Online services have to be reliable to succeed (with the possible exception of Twitter), and we’re incredibly proud of our reliability record. In our three year lifespan we’ve only had one significant outage, and even that only lasted a few hours.
However, you don’t maintain an exemplary reliability record by resting on your laurels. We’ve been cooking up a major overhaul of Crunch’s technical underpinnings for several months now, and last night we rolled it out.
The headline from a technical perspective is that we’ve moved from a dedicated static host to Amazon EC2. The main advantage of EC2 is that it is a fluid, scalable platform, so if we need more processing power to keep everything chugging along smoothly we can simply turn it up.
Our new infrastructure looks like this (although this is a little simplified) –
We now have two web servers and two app servers where before we had one of each (for those wondering, the web server is the part that displays all the user-facing stuff, and the app server is the part that does all the number-crunching), and we’ve made sure the work is split evenly between them with a load balancer.
We’ve also prepared third app and web servers ready for whenever they’re needed – although as our new infrastructure is several times more powerful than our previous setup we’re estimating they won’t be turned on for a while yet.

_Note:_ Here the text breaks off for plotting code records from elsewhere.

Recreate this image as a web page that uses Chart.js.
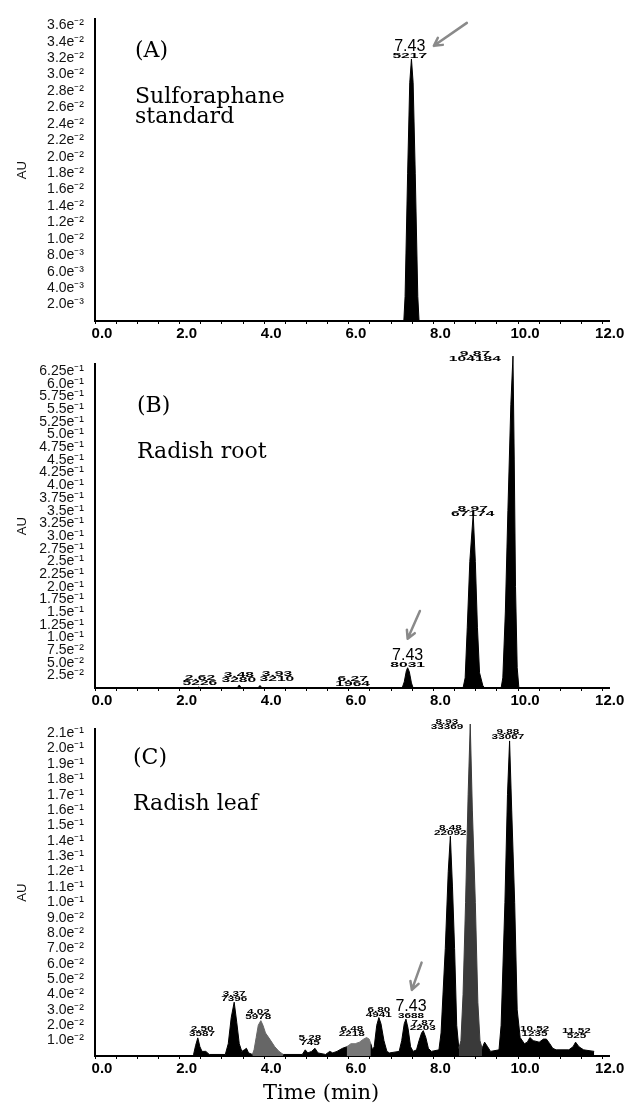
<!DOCTYPE html>
<html>
<head>
<meta charset="utf-8">
<script src="https://cdn.jsdelivr.net/npm/chart.js@4.4.1/dist/chart.umd.min.js"></script>
<style>
  body { margin: 0; background: #fff; }
  #wrap { position: relative; width: 630px; height: 1103px; }
  canvas { position: absolute; left: 0; }
</style>
</head>
<body>
<div id="wrap">
  <canvas id="panelA" width="630" height="345" style="top:0px"></canvas>
  <canvas id="panelB" width="630" height="365" style="top:345px"></canvas>
  <canvas id="panelC" width="630" height="393" style="top:710px"></canvas>
</div>
<script>
// ---- axis ticks ----
const timeTickValues = [0, 2, 4, 6, 8, 10, 12];
const timeTickLabels = ['0.0', '2.0', '4.0', '6.0', '8.0', '10.0', '12.0'];

const auTicksA = [0.002, 0.004, 0.006, 0.008, 0.010, 0.012, 0.014, 0.016, 0.018, 0.020,
  0.022, 0.024, 0.026, 0.028, 0.030, 0.032, 0.034, 0.036];
const auLabelsA = ['2.0e⁻³', '4.0e⁻³', '6.0e⁻³', '8.0e⁻³', '1.0e⁻²', '1.2e⁻²', '1.4e⁻²', '1.6e⁻²',
  '1.8e⁻²', '2.0e⁻²', '2.2e⁻²', '2.4e⁻²', '2.6e⁻²', '2.8e⁻²', '3.0e⁻²', '3.2e⁻²', '3.4e⁻²', '3.6e⁻²'];

const auTicksB = [0.025, 0.05, 0.075, 0.1, 0.125, 0.15, 0.175, 0.2, 0.225, 0.25, 0.275, 0.3,
  0.325, 0.35, 0.375, 0.4, 0.425, 0.45, 0.475, 0.5, 0.525, 0.55, 0.575, 0.6, 0.625];
const auLabelsB = ['2.5e⁻²', '5.0e⁻²', '7.5e⁻²', '1.0e⁻¹', '1.25e⁻¹', '1.5e⁻¹', '1.75e⁻¹', '2.0e⁻¹',
  '2.25e⁻¹', '2.5e⁻¹', '2.75e⁻¹', '3.0e⁻¹', '3.25e⁻¹', '3.5e⁻¹', '3.75e⁻¹', '4.0e⁻¹', '4.25e⁻¹',
  '4.5e⁻¹', '4.75e⁻¹', '5.0e⁻¹', '5.25e⁻¹', '5.5e⁻¹', '5.75e⁻¹', '6.0e⁻¹', '6.25e⁻¹'];

const auTicksC = [0.01, 0.02, 0.03, 0.04, 0.05, 0.06, 0.07, 0.08, 0.09, 0.10, 0.11, 0.12,
  0.13, 0.14, 0.15, 0.16, 0.17, 0.18, 0.19, 0.20, 0.21];
const auLabelsC = ['1.0e⁻²', '2.0e⁻²', '3.0e⁻²', '4.0e⁻²', '5.0e⁻²', '6.0e⁻²', '7.0e⁻²', '8.0e⁻²',
  '9.0e⁻²', '1.0e⁻¹', '1.1e⁻¹', '1.2e⁻¹', '1.3e⁻¹', '1.4e⁻¹', '1.5e⁻¹', '1.6e⁻¹', '1.7e⁻¹',
  '1.8e⁻¹', '1.9e⁻¹', '2.0e⁻¹', '2.1e⁻¹'];

// ---- traces [time (min), AU] ----
const traceA = [[0, 0], [7.30, 0], [7.33, 0.003], [7.39, 0.018], [7.44, 0.029], [7.48, 0.0319],
  [7.52, 0.029], [7.57, 0.018], [7.63, 0.003], [7.66, 0], [12.0, 0]];

const traceB = [[0, 0], [2.40, 0], [2.45, 0.002], [2.50, 0], [3.36, 0], [3.41, 0.006], [3.46, 0],
  [3.85, 0], [3.90, 0.005], [3.95, 0], [7.26, 0], [7.31, 0.012], [7.36, 0.034], [7.39, 0.040],
  [7.43, 0.032], [7.48, 0.010], [7.52, 0], [8.70, 0], [8.75, 0.02], [8.80, 0.12], [8.86, 0.25],
  [8.94, 0.343], [8.99, 0.25], [9.04, 0.12], [9.09, 0.03], [9.17, 0.004], [9.22, 0], [9.60, 0],
  [9.64, 0.02], [9.70, 0.15], [9.76, 0.35], [9.83, 0.56], [9.88, 0.655], [9.91, 0.45], [9.94, 0.2],
  [9.98, 0.04], [10.02, 0], [12.0, 0]];

const traceC = [[0, 0], [2.30, 0], [2.33, 0.001], [2.38, 0.007], [2.43, 0.0118], [2.48, 0.006],
  [2.53, 0.003], [2.62, 0.003], [2.70, 0.001], [3.08, 0.001], [3.15, 0.008], [3.22, 0.025],
  [3.29, 0.035], [3.35, 0.022], [3.41, 0.008], [3.47, 0.003], [3.53, 0.004], [3.58, 0.005],
  [3.63, 0.002], [3.72, 0.001], [4.45, 0.001], [4.90, 0.001], [4.97, 0.004], [5.03, 0.002],
  [5.12, 0.003], [5.20, 0.005], [5.27, 0.002], [5.45, 0.001], [5.55, 0.003], [5.62, 0.002],
  [5.72, 0.003], [5.85, 0.005], [5.95, 0.006], [6.52, 0.008], [6.56, 0.004], [6.60, 0.006],
  [6.66, 0.02], [6.71, 0.025], [6.76, 0.021], [6.83, 0.010], [6.90, 0.003], [6.96, 0.002],
  [7.19, 0.003], [7.25, 0.010], [7.31, 0.021], [7.35, 0.024], [7.40, 0.018], [7.46, 0.006],
  [7.52, 0.003], [7.60, 0.004], [7.66, 0.010], [7.72, 0.015], [7.76, 0.0165], [7.82, 0.012],
  [7.88, 0.005], [7.95, 0.003], [8.13, 0.004], [8.18, 0.015], [8.28, 0.07], [8.35, 0.12],
  [8.40, 0.143], [8.45, 0.11], [8.50, 0.07], [8.55, 0.02], [8.60, 0.005], [9.15, 0.005],
  [9.21, 0.009], [9.28, 0.006], [9.35, 0.003], [9.55, 0.004], [9.60, 0.02], [9.69, 0.10],
  [9.75, 0.17], [9.80, 0.205], [9.85, 0.16], [9.92, 0.10], [9.98, 0.03], [10.05, 0.012],
  [10.15, 0.008], [10.22, 0.009], [10.28, 0.012], [10.36, 0.010], [10.50, 0.009], [10.60, 0.011],
  [10.67, 0.011], [10.75, 0.008], [10.82, 0.005], [10.90, 0.004], [11.20, 0.004], [11.30, 0.006],
  [11.36, 0.009], [11.44, 0.006], [11.55, 0.004], [11.80, 0.003]];

// grey-shaded peaks in (C)
const greyPeak402 = [[3.72, 0.001], [3.76, 0.004], [3.81, 0.012], [3.86, 0.020], [3.92, 0.023],
  [3.97, 0.020], [4.03, 0.015], [4.13, 0.011], [4.25, 0.006], [4.35, 0.003], [4.45, 0.001]];
const greyPeak648 = [[5.95, 0.006], [6.05, 0.008], [6.15, 0.008], [6.25, 0.009], [6.35, 0.011],
  [6.42, 0.012], [6.48, 0.011], [6.52, 0.008]];
const greyPeak893 = [[8.60, 0.005], [8.65, 0.010], [8.70, 0.04], [8.76, 0.10], [8.82, 0.17],
  [8.87, 0.216], [8.92, 0.16], [8.99, 0.10], [9.05, 0.035], [9.10, 0.010], [9.15, 0.005]];

// ---- peak annotations: [retention time, area, anchor time, anchor AU] ----
const targetRt = '7.43';
const peaksA = [['7.43', '5217', 7.44, 0.0320]];
const peaksB = [['2.62', '5226', 2.48, 0.006], ['3.48', '3280', 3.40, 0.012], ['3.93', '3210', 4.30, 0.014],
  ['6.27', '1964', 6.09, 0.004], ['7.43', '8031', 7.39, 0.041], ['8.97', '67174', 8.93, 0.339],
  ['9.87', '104184', 8.98, 0.645]];
const peaksC = [['2.50', '3587', 2.53, 0.0127], ['3.37', '7396', 3.29, 0.036], ['4.02', '5978', 3.86, 0.024],
  ['5.28', '745', 5.08, 0.007], ['6.48', '2218', 6.07, 0.0127], ['6.80', '4941', 6.71, 0.0253],
  ['7.43', '3688', 7.47, 0.0247], ['7.87', '2203', 7.75, 0.0171], ['8.48', '22092', 8.40, 0.144],
  ['8.93', '33369', 8.32, 0.213], ['9.88', '33067', 9.76, 0.206], ['10.52', '1235', 10.39, 0.0127],
  ['11.52', '525', 11.38, 0.0114]];

function toXY(points) {
  return points.map(p => ({ x: p[0], y: p[1] }));
}

function notesPlugin(notes) {
  return {
    id: 'notes',
    afterDatasetsDraw(chart) {
      const { ctx, scales: { x, y } } = chart;
      ctx.save();
      ctx.fillStyle = '#000';
      ctx.textBaseline = 'alphabetic';

      // panel captions
      ctx.textAlign = 'left';
      notes.captions.forEach(c => {
        ctx.font = c.size + 'px "DejaVu Serif", serif';
        ctx.fillText(c.text, c.x, c.y);
      });

      // peak labels
      ctx.textAlign = 'center';
      notes.peaks.forEach(p => {
        const px = x.getPixelForValue(p[2]);
        const py = y.getPixelForValue(p[3]);
        drawStretched(ctx, p[1], px, py, notes.stretch);
        if (p[0] === targetRt) {
          ctx.font = '16px "Liberation Sans", Arial, sans-serif';
          ctx.fillText(p[0], px, py - 7);
        } else {
          drawStretched(ctx, p[0], px, py - 5, notes.stretch);
        }
      });

      // arrow to the sulforaphane peak
      const a = notes.arrow;
      const x1 = x.getPixelForValue(a[0]), y1 = y.getPixelForValue(a[1]);
      const x2 = x.getPixelForValue(a[2]), y2 = y.getPixelForValue(a[3]);
      ctx.strokeStyle = '#8a8a8a';
      ctx.lineWidth = 2.5;
      ctx.lineCap = 'round';
      ctx.beginPath();
      ctx.moveTo(x1, y1);
      ctx.lineTo(x2, y2);
      const ang = Math.atan2(y2 - y1, x2 - x1);
      [0.5, -0.5].forEach(d => {
        ctx.moveTo(x2, y2);
        ctx.lineTo(x2 - 9 * Math.cos(ang + d), y2 - 9 * Math.sin(ang + d));
      });
      ctx.stroke();
      ctx.restore();
    }
  };
}

function drawStretched(ctx, text, px, py, sx) {
  ctx.save();
  ctx.translate(px, py);
  ctx.scale(sx, 1);
  ctx.font = 'bold 6.5px "Liberation Sans", Arial, sans-serif';
  ctx.fillText(text, 0, 0);
  ctx.restore();
}

function buildPanel(id, cfg) {
  const datasets = cfg.series.map(s => ({
    data: toXY(s.points),
    borderColor: s.color,
    backgroundColor: s.color,
    borderWidth: 1,
    fill: 'origin',
    pointRadius: 0,
    tension: 0,
    clip: false
  }));

  return new Chart(document.getElementById(id), {
    type: 'line',
    data: { datasets },
    options: {
      responsive: false,
      animation: false,
      layout: { padding: { top: cfg.top, right: 21, left: 0, bottom: 0 } },
      plugins: { legend: { display: false }, tooltip: { enabled: false } },
      scales: {
        x: {
          type: 'linear',
          min: 0,
          max: 12.15,
          afterBuildTicks: scale => {
            const ticks = [];
            for (let i = 0; i <= 24; i++) ticks.push({ value: i * 0.5 });
            scale.ticks = ticks;
          },
          afterFit: scale => { scale.height = cfg.xHeight; },
          ticks: {
            autoSkip: false,
            maxRotation: 0,
            minRotation: 0,
            padding: 1,
            labelOffset: 7,
            color: '#000',
            font: { family: '"Liberation Sans", Arial, sans-serif', size: 15, weight: 'bold' },
            callback: value => {
              const i = timeTickValues.indexOf(value);
              return i >= 0 ? timeTickLabels[i] : '';
            }
          },
          grid: { display: true, drawOnChartArea: false, drawTicks: true, tickLength: 3, color: '#000' },
          border: { display: true, color: '#000', width: 2 }
        },
        y: {
          type: 'linear',
          min: 0,
          max: cfg.yMax,
          afterBuildTicks: scale => {
            scale.ticks = cfg.yTicks.map(v => ({ value: v }));
          },
          afterFit: scale => { scale.width = 95; },
          ticks: {
            autoSkip: false,
            padding: 11,
            color: '#111',
            font: { family: '"Liberation Sans", Arial, sans-serif', size: 14 },
            callback: value => {
              const i = cfg.yTicks.indexOf(value);
              return i >= 0 ? cfg.yLabels[i] : '';
            }
          },
          grid: { display: false, drawTicks: false },
          border: { display: true, color: '#000', width: 2 },
          title: {
            display: true,
            text: 'AU',
            color: '#111',
            font: { family: '"Liberation Sans", Arial, sans-serif', size: 13 },
            padding: { top: 15, bottom: 0 }
          }
        }
      }
    },
    plugins: [notesPlugin(cfg.notes)]
  });
}

buildPanel('panelA', {
  top: 16, xHeight: 24, yMax: 0.03672,
  yTicks: auTicksA, yLabels: auLabelsA,
  series: [{ points: traceA, color: '#000' }],
  notes: {
    stretch: 2.4,
    captions: [
      { text: '(A)', x: 135, y: 57, size: 22 },
      { text: 'Sulforaphane', x: 135, y: 103, size: 22 },
      { text: 'standard', x: 135, y: 123, size: 22 }
    ],
    peaks: peaksA,
    arrow: [8.79, 0.0363, 8.01, 0.0335]
  }
});

buildPanel('panelB', {
  top: 15, xHeight: 22, yMax: 0.6386,
  yTicks: auTicksB, yLabels: auLabelsB,
  series: [{ points: traceB, color: '#000' }],
  notes: {
    stretch: 2.4,
    captions: [
      { text: '(B)', x: 137, y: 67, size: 22 },
      { text: 'Radish root', x: 137, y: 113, size: 22 }
    ],
    peaks: peaksB,
    arrow: [7.68, 0.152, 7.39, 0.0974]
  }
});

buildPanel('panelC', {
  top: 10, xHeight: 47, yMax: 0.2125,
  yTicks: auTicksC, yLabels: auLabelsC,
  series: [
    { points: greyPeak402, color: '#666666' },
    { points: greyPeak648, color: '#777777' },
    { points: greyPeak893, color: '#3a3a3a' },
    { points: traceC, color: '#000' }
  ],
  notes: {
    stretch: 1.8,
    captions: [
      { text: '(C)', x: 133, y: 54, size: 22 },
      { text: 'Radish leaf', x: 133, y: 100, size: 22 },
      { text: 'Time (min)', x: 263, y: 389, size: 21 }
    ],
    peaks: peaksC,
    arrow: [7.72, 0.0608, 7.49, 0.043]
  }
});
</script>
</body>
</html>
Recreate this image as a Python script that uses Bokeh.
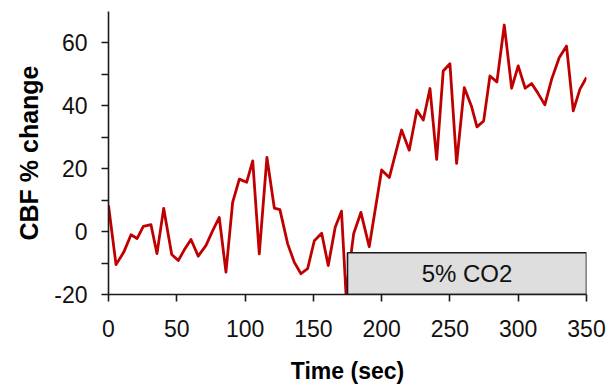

We’ve also brought in a clustered file server, which will be used to store all the documents Crunch generates (Interim accounts, tax returns etc.) and all the expense records uploaded through the web or Snap.
As well as our new scalable infrastructure we’re also introducing some new levels of redundancy. Our new system will snapshot and back up user data every five minutes within EC2, and we’re also replicating these backups with another secure host as part of our disaster recovery solution.
A little more technical information. All our hosting is located within the EU and complies with the EU Data Protection Directive (sometimes called the “EU Safe Harbour rules”), and our EC2 hosting is spread across multiple availability zones. This means that if one availability zone should suffer an outage (which happened on the East Coast of the US last year) our load will simply be distributed elsewhere.
From a user’s perspective there will be no change at all. Crunch will still work the same as it always has – with this upgrade we’re simply laying some sensible groundwork for future growth, and making our infrastructure a little more streamlined to make life easier for our technical team.